Queen's Park is shown in a file photo. Ontario's environment minister says a full environmental assessment will be done on the Dresden project. (David Donnelly/CBC - image credit)
Queen's Park is shown in a file photo. Ontario's environment minister says a full environmental assessment will be done on the Dresden project. (David Donnelly/CBC - image credit)

Ontario's environment minister says that a controversial proposal to expand a dormant landfill in Dresden, Ont., will face a "comprehensive environmental assessment."

The announcement comes after significant community opposition to the plan. The landfill, located just over a kilometre from the edge of the southwestern Ontario community, could receive 6,000 tonnes of construction and demolition waste each day.

Environment Minister Andrea Khanjin said Friday the assessment would "require this site to address local community concerns and mitigate potential impacts before it could open."

"This site was established over 40 years ago, prior to Ontario's requirement that landfills undergo an environmental assessment," she said in a statement.

"In keeping with the process that any other landfill would be required to undergo today, I will be taking steps to require this project to complete a comprehensive environmental assessment under the Environmental Assessment Act."

Before Dresden became part of the Municipality of Chatham-Kent in 1998, incinerator ash was deposited on the site.

Because of that, the site needs no rezoning from the municipality, and approval is in the hands of the Ontario Ministry of Environment, Conservation and Parks.

LISTEN: Dresden residents speak out against landfill proposal

Community members have banded together in the hopes of fighting the plan.

"When we first saw their proposal, our concern was that we are an agricultural community and that these sorts of projects have unintended chemical waste," said Stefan Premdas, a member of Dresden C.A.R.E.D (Citizens Against Reckless Environmental Disposal), told CBC earlier this week.

"As we started looking at their proposal, we realized the species at risk and the endangered animals that live within our Carolinian forest would also be endangered."

CBC has reached out to the group for a response to the minister's statement.

A Greater Toronto Area company, York 1, owns the property.

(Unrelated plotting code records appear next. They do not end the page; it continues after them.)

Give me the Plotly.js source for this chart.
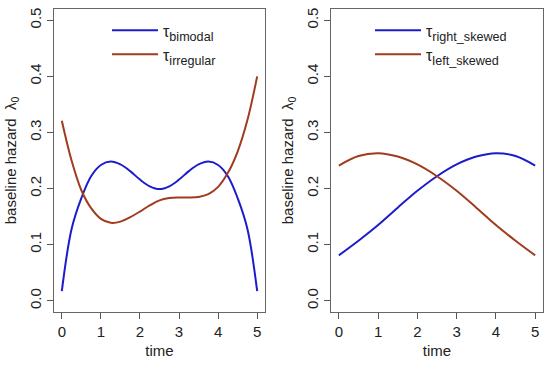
<!DOCTYPE html>
<html>
<head>
<meta charset="utf-8">
<script src="https://cdn.plot.ly/plotly-3.0.1.min.js"></script>
<style>html,body{margin:0;padding:0;background:#fff;}#chart{width:550px;height:365px;}</style>
</head>
<body>
<div id="chart"></div>
<script>
// ---- data ----
const timeLeft = [0,0.25,0.5,0.75,1,1.25,1.5,1.75,2,2.25,2.5,2.75,3,3.25,3.5,3.75,4,4.25,4.5,4.75,5];
const bimodal   = [0.017,0.128,0.183,0.222,0.242,0.248,0.243,0.231,0.216,0.204,0.199,0.204,0.216,0.231,0.243,0.248,0.242,0.222,0.183,0.128,0.017];
const irregular = [0.321,0.250,0.197,0.165,0.146,0.139,0.141,0.149,0.159,0.170,0.179,0.183,0.184,0.184,0.185,0.190,0.203,0.228,0.266,0.322,0.400];

const timeRight = [0,0.5,1,1.5,2,2.5,3,3.5,4,4.5,5];
const rightSkewed = [0.081,0.107,0.135,0.166,0.196,0.222,0.243,0.257,0.263,0.258,0.241];
const leftSkewed  = [0.241,0.258,0.263,0.257,0.243,0.222,0.196,0.166,0.135,0.107,0.081];

const xTicks = [0,1,2,3,4,5];
const yTicks = [0,0.1,0.2,0.3,0.4,0.5];
const yTickText = ["0.0","0.1","0.2","0.3","0.4","0.5"];

const TAU = '<span style="font-size:16px">τ</span>';
const names = {
  bimodal: TAU + "<sub>bimodal</sub>",
  irregular: TAU + "<sub>irregular</sub>",
  right: TAU + "<sub>right_skewed</sub>",
  left: TAU + "<sub>left_skewed</sub>"
};

// ---- styling ----
const BLUE = "#1c1ccc";
const BROWN = "#a03c1e";
const FONT = "Liberation Sans, Arial, sans-serif";
const TXT = "#222";

function line(x, y, name, color, xa, ya, leg) {
  return {x: x, y: y, name: name, type: "scatter", mode: "lines",
    line: {color: color, width: 2, shape: "spline", smoothing: 1},
    xaxis: xa, yaxis: ya, legend: leg, hoverinfo: "skip"};
}

const traces = [
  line(timeLeft, bimodal, names.bimodal, BLUE, "x", "y", "legend"),
  line(timeLeft, irregular, names.irregular, BROWN, "x", "y", "legend2"),
  line(timeRight, rightSkewed, names.right, BLUE, "x2", "y2", "legend3"),
  line(timeRight, leftSkewed, names.left, BROWN, "x2", "y2", "legend4")
];

function xaxis(domain, anchor) {
  return {domain: domain, anchor: anchor, range: [-0.2, 5.2], tickvals: xTicks,
    ticks: "outside", ticklen: 6, tickwidth: 1, tickcolor: "#555",
    showline: true, mirror: true, linecolor: "#666", linewidth: 1,
    showgrid: false, zeroline: false,
    tickfont: {family: FONT, size: 15, color: TXT},
    title: {text: "time", font: {family: FONT, size: 15, color: TXT}, standoff: 6},
    automargin: false, fixedrange: true};
}
function yaxis(domain, anchor) {
  return {domain: domain, anchor: anchor, range: [-0.02, 0.52], tickvals: yTicks, ticktext: yTickText,
    tickangle: -90, ticks: "outside", ticklen: 6, tickwidth: 1, tickcolor: "#555",
    showline: true, mirror: true, linecolor: "#666", linewidth: 1,
    showgrid: false, zeroline: false,
    tickfont: {family: FONT, size: 15, color: TXT},
    title: {text: "baseline hazard  λ<sub>0</sub>", font: {family: FONT, size: 15, color: TXT}, standoff: 6},
    automargin: false, fixedrange: true};
}

const yDom = [(365-312)/365, (365-9)/365];
function legendAt(px, py) {
  return {x: px/550, y: (365-py)/365, font: {family: FONT, size: 18, color: TXT}, bgcolor: "rgba(0,0,0,0)",
    borderwidth: 0, xanchor: "left", yanchor: "top", itemwidth: 46};
}

const layout = {
  width: 550, height: 365,
  margin: {l: 0, r: 0, t: 0, b: 0},
  paper_bgcolor: "#fff", plot_bgcolor: "#fff",
  showlegend: true,
  xaxis: xaxis([54/550, 265/550], "y"),
  yaxis: yaxis(yDom, "x"),
  xaxis2: xaxis([331/550, 543/550], "y2"),
  yaxis2: yaxis(yDom, "x2"),
  legend: legendAt(107, 12),
  legend2: legendAt(107, 36),
  legend3: legendAt(370, 12),
  legend4: legendAt(370, 36)
};

Plotly.newPlot("chart", traces, layout, {staticPlot: true, displayModeBar: false});
</script>
</body>
</html>
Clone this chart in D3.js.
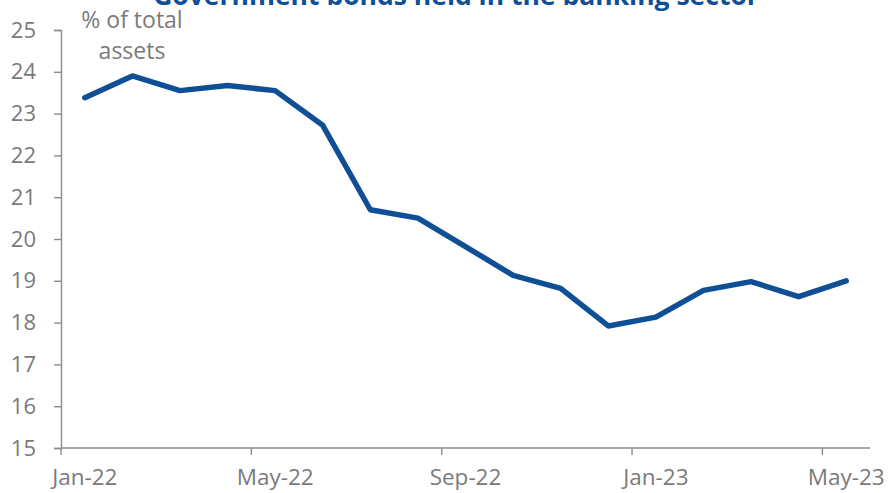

It has submitted two applications to the Ministry of the Environment, Conservation and Parks for this issue, and wants to expand the site to cover a total of 25 hectares.

The company previously told CBC it was in the early stages of the provincial process to amend the existing permits for the site, which it called a "regenerative recycling facility."

Multiple studies including traffic control and species-at-risk-are being conducted, according to the company.